GLAAD Asks Music Industry to Speak Out Against Tennessee's Anti-Gay Bills
"This kind of unnecessary discrimination has no place in this city or the state of Tennessee," says "Nashville" actor Chris Carmack.
LGBT media advocacy organization GLAAD asked the music industry to take a stand against pending legislation in Tennessee they say threatens the rights and safety of LGBT people.
“There is no doubt that these anti-LGBT bills will jeopardize this state’s economy,” GLAAD president & CEO Sarah Kate Ellis said at a Nashville press conference on Monday.
“Nashville is America’s music capital, and the companies, artists, and allied businesses here alone contribute more than $9.7 billion dollars to this state’s economy," said Ellis. "I am here today to call on the music industry to stand with us, alongside television networks and film studios who stood with us in Georgia, in a united front against discrimination.”
The bills Ellis refers to are the state's House Bill 1840, which would permit counselors to refuse mental health services to LGBT patients, and HB 2414, nicknamed a "bathroom bill," that targets transgender youth.

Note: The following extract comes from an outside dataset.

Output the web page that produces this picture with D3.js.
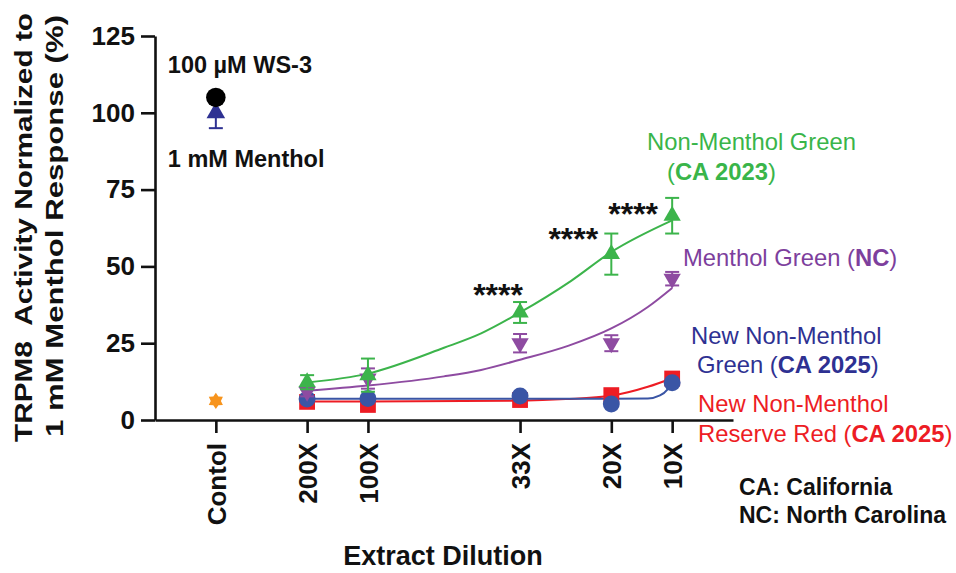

Nashville actor Chris Carmack also spoke out against the bills in GLAAD's press conference. Carmack plays openly gay country music singer Will Lexington on the ABC show.
"This kind of unnecessary discrimination has no place in this city or the state of Tennessee,” said Carmack. “It could take years to undo the economic damage done by these potential laws; but let me be clear, the human damage can never be repaired. Our young people only get one chance to grow up in a state that values and accepts them for who they are. Let’s not take that away from them. It’s important for those who can make a difference in my industry to stand up. Let their words be heard. Let their actions be seen. Please join me in making sure these laws doesn’t become a reality in our state."
Musicians Miley Cyrus, Ty Herndon and Chely Wright have all voiced their opposition to the legislation and Viacom's CMT network also called for a rejection of the proposals.